Excitement is brewing already for Jefferson High's 2017 football season.

The Democrats are coming off a 6-4 year (4-3 in the PIL) in which they scored 28.7 points per game and gave up 17.3, and pushed 10th-ranked Westview till the end in a round-of-32 playoff game before falling 52-38.

Westview has been scheduled to visit Jeff on Sept. 8 for the Demos' second game of 2017. The Wildcats are replacing Hillsboro on the schedule. Jefferson opens Sept. 1 at home against Redmond.

Anthony Jordan, a 1991 Jefferson grad, is entering his second year in charge of the school's football program. The Demos are graduating several key performers from 2016, but they will return some talent, too, and should have a young but very sizable crop of linemen.

Romeo Akil, who has started two years at quarterback, is likely to play more at other spots in the spread offense this fall.

"He'll be all over the field — we're going to try to get the ball in his hands as much as possible because he's magical with it," Jordan says, eyeing Akil at receiver and slot, as well as in a defensive back role.

The tweaks are possible because the Demos have an up-and-coming QB in 6-2 Caleb Jordan. He made his debut as a freshman in the Oregon School Activities Association playoffs last year and threw for three touchdowns and nearly 300 yards at Westview.

Returning in a batch of nine seniors are standouts Sage Leigh, a 6-5, 230-pound defensive end, and defensive backs Xavier Miller and Robert Ford. Leigh and Ford also have played varsity basketball for Jefferson, the 2017 state champion.

Receiver Nehemian Dedmon, who will be one of eight expected juniors on the '17 football team, "has had an incredible offseason," Jordan says.

Sophomore-to-be running back/DB Elijah Elliott also could be a mainstay.

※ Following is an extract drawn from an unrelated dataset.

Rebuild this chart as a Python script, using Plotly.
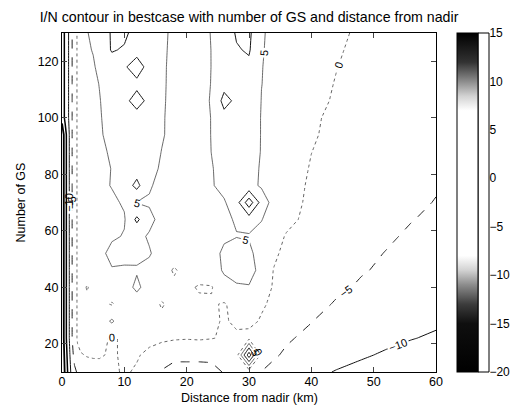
import plotly.graph_objects as go

# ---- data ----
distance_km = [0, 0.5, 1, 1.5, 2, 2.5, 3, 4, 5, 6, 8, 10, 12, 14, 16, 18, 20, 22, 24, 26,
               28, 30, 32, 34, 36, 40, 44, 48, 52, 56, 60]
num_gs = [10, 16, 22, 28, 34, 40, 46, 52, 58, 64, 70, 76, 82, 88, 94, 100, 106, 112, 118, 124, 130]

i_over_n = [
    [-26, -19, -14, -9, -6, -4.5, -3.5, -2.5, -2.0, -1.5, -0.8, 0.5, -0.5, -3.5, -5.3, -6.5, -6.5, -6.5, -6.0, -4.8, -3.5, -3.0, -5.1, -6.0, -7.0, -8.6, -10.3, -11.5, -12.6, -13.5, -14.2],
    [-25, -18, -13, -7.5, -3.5, -1.0, -0.4, 0.3, 0.5, 0.4, -0.5, 0.6, 0.4, -1.0, -3.0, -4.0, -4.0, -4.0, -4.2, -2.0, -2.0, 18, -2.0, -4.6, -5.5, -6.8, -8.0, -9.4, -10.6, -11.6, -12.5],
    [-24, -17, -12, -6, -2, 0.5, 2, 1.5, 1.2, 1.0, -0.4, 0.5, 1.0, 1.2, 1.0, 0.5, 0.3, 0.5, 0.2, -0.5, -0.5, -1.0, -1.5, -3.0, -4.6, -5.8, -6.9, -7.9, -8.8, -9.8, -10.6],
    [-24, -17, -12, -6, -2, 0.5, 2, 1.5, 1.8, 2.0, 5.7, 1.5, 1.2, 1.0, 0.8, 1.0, 1.2, 1.0, 0.6, -0.3, 0.5, 0.8, -0.3, -1.4, -2.5, -4.9, -6.3, -7.3, -8.1, -8.8, -9.3],
    [-24, -17, -12, -6, -2, 0.5, 2, 1.0, 1.5, 1.2, -0.3, 1.5, 2.0, 1.5, -0.3, 1.0, 1.2, 0.8, 0.5, -0.4, 1.5, 1.8, 0.4, -0.6, -1.6, -3.5, -5.4, -6.4, -7.2, -7.9, -8.5],
    [-24, -17, -12, -6, -2, 0.5, 2, -0.3, 1.0, 1.5, 2.0, 2.5, 6.2, 2.5, 1.5, 1.2, 0.8, -0.4, -0.3, 3.5, 4.2, 4.3, 1.0, -0.2, -1.1, -2.6, -4.2, -5.5, -6.3, -7.0, -7.6],
    [-24, -17, -12, -6, -2, 0.5, 2, 2.0, 2.5, 3.0, 4.6, 4.2, 4.5, 4.0, 2.5, -0.6, 2.0, 2.2, 3.0, 5.5, 7.5, 9.0, 1.6, -0.1, -0.9, -2.3, -3.5, -4.7, -5.6, -6.3, -7.0],
    [-24, -17, -12, -6, -2, 0.5, 2, 2.5, 3.0, 3.5, 6.5, 6.8, 6.2, 5.3, 3.5, 2.5, 2.2, 2.5, 3.0, 6.0, 8.0, 6.5, 2.0, 0.4, -0.6, -2.0, -3.2, -4.3, -5.1, -5.9, -6.6],
    [-24, -17, -12, -6, -2, 0.5, 2, 2.6, 3.0, 3.5, 4.3, 5.3, 6.0, 4.6, 3.5, 3.0, 2.2, 2.5, 3.0, 4.2, 4.8, 4.5, 3.5, 1.5, -0.3, -1.5, -2.7, -3.8, -4.6, -5.4, -6.1],
    [-24, -17, -12, -6, -2, 0.5, 2, 2.7, 3.0, 3.3, 3.5, 4.6, 11.0, 6.0, 3.8, 3.0, 2.0, 2.3, 3.2, 4.0, 5.5, 7.5, 5.2, 2.5, 1.0, -1.1, -2.3, -3.3, -4.2, -4.9, -5.5],
    [-24, -17, -12, -6, -2, 0.5, 2, 2.8, 3.2, 3.6, 4.2, 5.5, 4.8, 4.6, 3.5, 3.2, 2.0, 2.3, 3.5, 4.5, 8.0, 18.0, 8.0, 3.0, 1.5, -0.8, -2.0, -3.0, -3.8, -4.5, -5.1],
    [-24, -17, -12, -6, -2, 0.5, 2, 2.8, 3.5, 4.0, 5.2, 7.0, 11.5, 5.4, 3.9, 3.4, 2.0, 2.3, 4.6, 6.5, 7.0, 6.5, 4.4, 3.0, 1.8, -0.6, -1.8, -2.8, -3.6, -4.3, -4.8],
    [-24, -17, -12, -6, -2, 0.5, 2, 2.9, 3.4, 4.0, 5.1, 6.8, 7.5, 6.5, 4.4, 3.5, 2.1, 2.4, 4.7, 6.8, 7.2, 6.5, 4.6, 3.3, 2.2, -0.3, -1.6, -2.6, -3.4, -4.2, -4.7],
    [-24, -17, -12, -6, -2, 0.5, 2, 3.0, 3.5, 4.2, 5.5, 7.0, 7.5, 7.0, 4.9, 3.6, 2.2, 2.5, 5.1, 7.0, 7.5, 7.0, 4.8, 3.5, 2.4, 0.05, -1.4, -2.4, -3.3, -4.0, -4.6],
    [-24, -17, -12, -6, -2, 0.5, 2, 3.0, 3.6, 4.4, 6.5, 7.5, 7.5, 7.5, 5.4, 3.7, 2.3, 2.6, 5.2, 7.5, 8.0, 7.5, 4.8, 3.7, 2.7, 0.5, -1.2, -2.2, -3.1, -3.9, -4.5],
    [-18, -14, -10.5, -6, -2, 0.5, 2, 3.2, 3.8, 4.6, 6.8, 8.0, 8.5, 8.0, 5.4, 3.8, 2.4, 2.7, 5.2, 8.5, 8.0, 7.5, 4.8, 3.8, 2.9, 0.7, -1.0, -2.0, -2.9, -3.7, -4.4],
    [-18, -14, -10.5, -6, -2, 0.5, 2, 3.3, 4.0, 4.8, 7.0, 9.0, 11.5, 9.0, 5.5, 3.9, 2.5, 2.8, 5.5, 11.5, 9.0, 8.5, 4.9, 4.0, 3.2, 1.3, -0.5, -1.6, -2.6, -3.5, -4.2],
    [-18, -14, -10.5, -6, -2, 0.5, 2, 3.5, 4.2, 5.1, 7.5, 8.5, 9.0, 8.0, 5.6, 3.9, 2.6, 2.9, 5.2, 8.5, 8.5, 8.0, 5.05, 4.1, 3.3, 1.5, -0.2, -1.4, -2.4, -3.3, -4.1],
    [-18, -14, -10.5, -6, -2, 0.5, 2, 3.8, 4.3, 6.5, 7.5, 9.5, 12.0, 8.5, 5.6, 4.0, 2.7, 3.0, 5.1, 6.8, 8.0, 9.0, 5.1, 4.2, 3.5, 1.8, 0.1, -1.2, -2.2, -3.1, -4.0],
    [-18, -14, -10.5, -6, -2, 0.5, 2, 4.2, 5.3, 6.8, 10.4, 9.5, 8.5, 7.5, 5.7, 4.1, 2.8, 3.2, 5.1, 7.0, 9.6, 10.5, 5.2, 4.3, 3.6, 2.0, 0.4, -0.9, -1.9, -2.9, -3.8],
    [-18, -14, -10.5, -6, -2, 0.5, 2, 4.8, 5.8, 7.0, 10.5, 11.0, 8.0, 7.5, 5.8, 4.2, 3.0, 3.5, 5.2, 7.0, 10.5, 11.0, 5.3, 4.3, 3.5, 2.0, 0.7, -0.6, -1.6, -2.6, -3.5],
]

levels = [-20, -15, -10, -5, 0, 5, 10, 15]
x_ticks = [0, 10, 20, 30, 40, 50, 60]
y_ticks = [20, 40, 60, 80, 100, 120]
cbar_ticks = [-20, -15, -10, -5, 0, 5, 10, 15]

# ---- styling ----
FONT = "Liberation Sans, Arial, Helvetica, sans-serif"
level_style = {
    -20: dict(color="#000000", width=1.8, dash="solid"),
    -15: dict(color="#000000", width=1.5, dash="solid"),
    -10: dict(color="#111111", width=1.0, dash="solid"),
    -5: dict(color="#222222", width=1.0, dash="dash"),
    0: dict(color="#666666", width=1.0, dash="dot"),
    5: dict(color="#444444", width=0.8, dash="solid"),
    10: dict(color="#111111", width=1.0, dash="solid"),
    15: dict(color="#000000", width=1.0, dash="solid"),
}

gray_scale = [
    [0.0, "rgb(0,0,0)"],
    [0.143, "rgb(15,15,15)"],
    [0.2, "rgb(60,60,60)"],
    [0.257, "rgb(140,140,140)"],
    [0.3, "rgb(210,210,210)"],
    [0.343, "rgb(255,255,255)"],
    [0.771, "rgb(255,255,255)"],
    [0.814, "rgb(210,210,210)"],
    [0.857, "rgb(140,140,140)"],
    [0.914, "rgb(50,50,50)"],
    [1.0, "rgb(0,0,0)"],
]

fig = go.Figure()
for lv in levels:
    st = level_style[lv]
    fig.add_trace(go.Contour(
        x=distance_km, y=num_gs, z=i_over_n,
        autocontour=False,
        contours=dict(start=lv, end=lv + 0.01, size=5, coloring="none",
                      showlabels=True,
                      labelfont=dict(size=11, color="black", family=FONT)),
        line=dict(color=st["color"], width=st["width"], dash=st["dash"], smoothing=0),
        showscale=False, hoverinfo="skip",
    ))

# plot-area geometry in pixels
PL, PR, PT, PB = 62, 436, 33, 372
pw, ph = PR - PL, PB - PT

# colour bar (gray-scanned colormap)
fig.add_trace(go.Scatter(
    x=[None], y=[None], mode="markers", showlegend=False, hoverinfo="skip",
    marker=dict(color=[0], cmin=cbar_ticks[0], cmax=cbar_ticks[-1], colorscale=gray_scale,
                showscale=True,
                colorbar=dict(thickness=21, thicknessmode="pixels", len=1, lenmode="fraction",
                              y=0.5, yanchor="middle", x=(457 - PL) / pw, xanchor="left",
                              xpad=0, ypad=0, outlinecolor="black", outlinewidth=1,
                              tickvals=cbar_ticks, ticks="outside", ticklen=9,
                              tickcolor="rgba(0,0,0,0)",
                              tickfont=dict(size=12, color="black", family=FONT))),
))

fig.add_shape(type="rect", xref="paper", yref="paper",
              x0=(478 - PL) / pw, x1=(489 - PL) / pw, y0=0, y1=1,
              line=dict(color="black", width=1), fillcolor="white", layer="above")

fig.update_layout(
    width=525, height=407,
    margin=dict(l=PL, r=525 - PR, t=PT, b=407 - PB),
    paper_bgcolor="white", plot_bgcolor="white",
    font=dict(family=FONT, size=12, color="black"),
    showlegend=False,
    hovermode=False,
    title=dict(text="I/N contour in bestcase with number of GS and distance from nadir",
               x=0.5, xref="paper", xanchor="center",
               y=1 - 17 / 407, yref="container", yanchor="middle",
               font=dict(size=14.2, family=FONT, color="black")),
    xaxis=dict(range=[0, 60], tickvals=x_ticks, ticks="inside", ticklen=5,
               showline=True, mirror="ticks", linecolor="black", linewidth=1,
               showgrid=False, zeroline=False, automargin=False,
               ticklabelstandoff=-2, tickfont=dict(size=12.5)),
    yaxis=dict(range=[10, 130], tickvals=y_ticks, ticks="inside", ticklen=5,
               showline=True, mirror="ticks", linecolor="black", linewidth=1,
               showgrid=False, zeroline=False, automargin=False,
               tickfont=dict(size=12.5)),
    annotations=[
        dict(text="Distance from nadir (km)", xref="paper", yref="paper",
             x=0.5, y=-(398 - PB) / ph, xanchor="center", yanchor="middle",
             showarrow=False, font=dict(size=12.5, family=FONT, color="black")),
        dict(text="Number of GS", xref="paper", yref="paper",
             x=-(62 - 20) / pw, y=0.5, xanchor="center", yanchor="middle",
             textangle=-90, showarrow=False,
             font=dict(size=12.5, family=FONT, color="black")),
    ],
)

# remove the browser's default 8px page margin so the figure sits at the window origin
fig.write_html("out.html",
               config={"displayModeBar": False},
               post_script="document.body.style.margin='0px';document.body.style.overflow='hidden';")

"But probably what I'm most excited about is our offensive and defensive lines," Jordan says.

The list of players up front includes juniors-to-be Andre Harris, 6-5, 320, and Arrel Dixon, 6-4, 315; senior center Jevondray Cole ("a 3.9 GPA kid, really smart, understands the offense really well," Jordan says); and senior Will Taylor, 6-5, 205.

Among Jefferson's array of sophomore linemen:

Alatini Mapapalangi, 6-3, 265; Eddie Ramos,6-4, 305; Keoni Hepa, 6-3, 250; Maleek Christianson, 6-1, 260; and Timothy "TJ" Price Jr., 6-0, 265.

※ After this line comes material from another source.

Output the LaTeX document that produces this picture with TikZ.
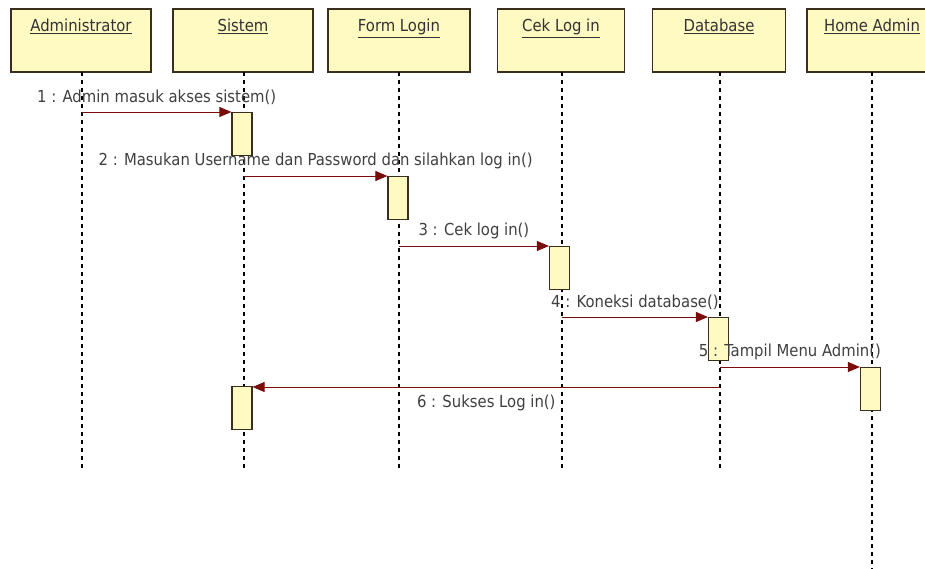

"At PIL schools, it's often hard to find size, but we have it," Jordan says, "and these aren't just big bodies who can't move."

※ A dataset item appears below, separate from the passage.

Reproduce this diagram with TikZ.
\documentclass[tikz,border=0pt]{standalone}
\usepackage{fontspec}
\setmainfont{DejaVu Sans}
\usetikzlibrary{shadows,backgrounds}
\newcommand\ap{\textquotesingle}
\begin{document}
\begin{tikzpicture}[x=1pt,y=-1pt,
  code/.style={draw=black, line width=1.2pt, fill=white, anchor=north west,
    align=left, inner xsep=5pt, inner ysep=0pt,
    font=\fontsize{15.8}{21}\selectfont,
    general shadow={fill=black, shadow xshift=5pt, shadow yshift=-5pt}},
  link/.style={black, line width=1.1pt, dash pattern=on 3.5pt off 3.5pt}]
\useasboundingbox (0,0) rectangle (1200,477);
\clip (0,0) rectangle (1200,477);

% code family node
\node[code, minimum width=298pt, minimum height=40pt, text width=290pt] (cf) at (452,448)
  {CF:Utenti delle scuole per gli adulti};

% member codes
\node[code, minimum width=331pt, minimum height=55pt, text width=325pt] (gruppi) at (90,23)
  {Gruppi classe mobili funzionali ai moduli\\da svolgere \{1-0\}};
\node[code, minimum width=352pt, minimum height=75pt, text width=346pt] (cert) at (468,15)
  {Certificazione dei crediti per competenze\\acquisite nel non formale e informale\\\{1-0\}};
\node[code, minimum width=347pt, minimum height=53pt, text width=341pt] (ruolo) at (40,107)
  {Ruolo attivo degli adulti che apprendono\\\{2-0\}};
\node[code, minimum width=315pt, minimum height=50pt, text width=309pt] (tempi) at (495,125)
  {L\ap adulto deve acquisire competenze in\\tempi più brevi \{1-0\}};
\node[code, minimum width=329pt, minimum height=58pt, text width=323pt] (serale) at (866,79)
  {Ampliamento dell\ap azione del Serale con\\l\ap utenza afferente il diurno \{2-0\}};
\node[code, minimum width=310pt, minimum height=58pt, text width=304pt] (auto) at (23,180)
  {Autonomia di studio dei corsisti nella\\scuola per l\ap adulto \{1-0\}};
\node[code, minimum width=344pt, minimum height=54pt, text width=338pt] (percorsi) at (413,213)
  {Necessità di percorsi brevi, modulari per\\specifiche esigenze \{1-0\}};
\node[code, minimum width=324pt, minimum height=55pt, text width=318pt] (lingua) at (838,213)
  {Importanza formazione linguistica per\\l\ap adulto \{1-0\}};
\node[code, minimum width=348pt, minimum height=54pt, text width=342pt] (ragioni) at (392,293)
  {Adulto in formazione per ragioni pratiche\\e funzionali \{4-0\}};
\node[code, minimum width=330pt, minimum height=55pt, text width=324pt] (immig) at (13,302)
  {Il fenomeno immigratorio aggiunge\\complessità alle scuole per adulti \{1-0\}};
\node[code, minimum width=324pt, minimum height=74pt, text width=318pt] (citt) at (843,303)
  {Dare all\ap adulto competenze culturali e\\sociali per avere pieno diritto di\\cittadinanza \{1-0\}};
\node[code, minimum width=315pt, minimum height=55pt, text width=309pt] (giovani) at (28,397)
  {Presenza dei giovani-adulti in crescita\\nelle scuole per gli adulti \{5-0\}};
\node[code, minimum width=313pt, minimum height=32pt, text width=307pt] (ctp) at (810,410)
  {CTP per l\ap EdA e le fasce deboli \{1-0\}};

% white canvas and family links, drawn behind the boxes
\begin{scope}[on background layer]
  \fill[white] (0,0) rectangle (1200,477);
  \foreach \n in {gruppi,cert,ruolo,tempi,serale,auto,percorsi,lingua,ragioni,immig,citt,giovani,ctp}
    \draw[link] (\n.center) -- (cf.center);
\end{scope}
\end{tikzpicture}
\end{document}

The size is partly due to what Jordan calls "probably the best offseason program Jeff has ever seen," with players taking advantage of a new weight room.

Price's father, former Jefferson coach Tim Price, will be back on the staff to coach the defensive line and work with returning D-coordinator Lionel Gay.

"We have great, athletic (skill) guys, and our line is athletic as well, so we'll be able to move the pocket and use our two-headed monster at quarterback," Jordan says. "If our linemen can do what we hope they can, it will really help us get the ball to those guys who are pretty electric."

That includes Akil, who is projected to play DB or wide receiver in college.

"He knows his days at quarterback will end in high school, so we'll play him in different spots, and scouts will see him run (pass) routes," Jordan says. "Caleb has played quarterback since the third grade, and he's had an incredible offseason, too, working at the Empire Quarterback Academy (a program at Jefferson). His arm strength has gotten better, he understands reads, and he has good footwork."

Six of Jefferson's nine regular-season games will be at home next season; last year, the Democrats played only three games at home, and none till Sept. 30.

Jordan says he expects the top PIL football teams to be Lincoln, Madison and Grant, "and I believe we'll be in the hunt, as well."

The schedule will favor the team or teams that can be in late-season form by midseason.

"We all four play each other in weeks 4 to 6, so it'll make the cream rise to the top really early," Jordan says.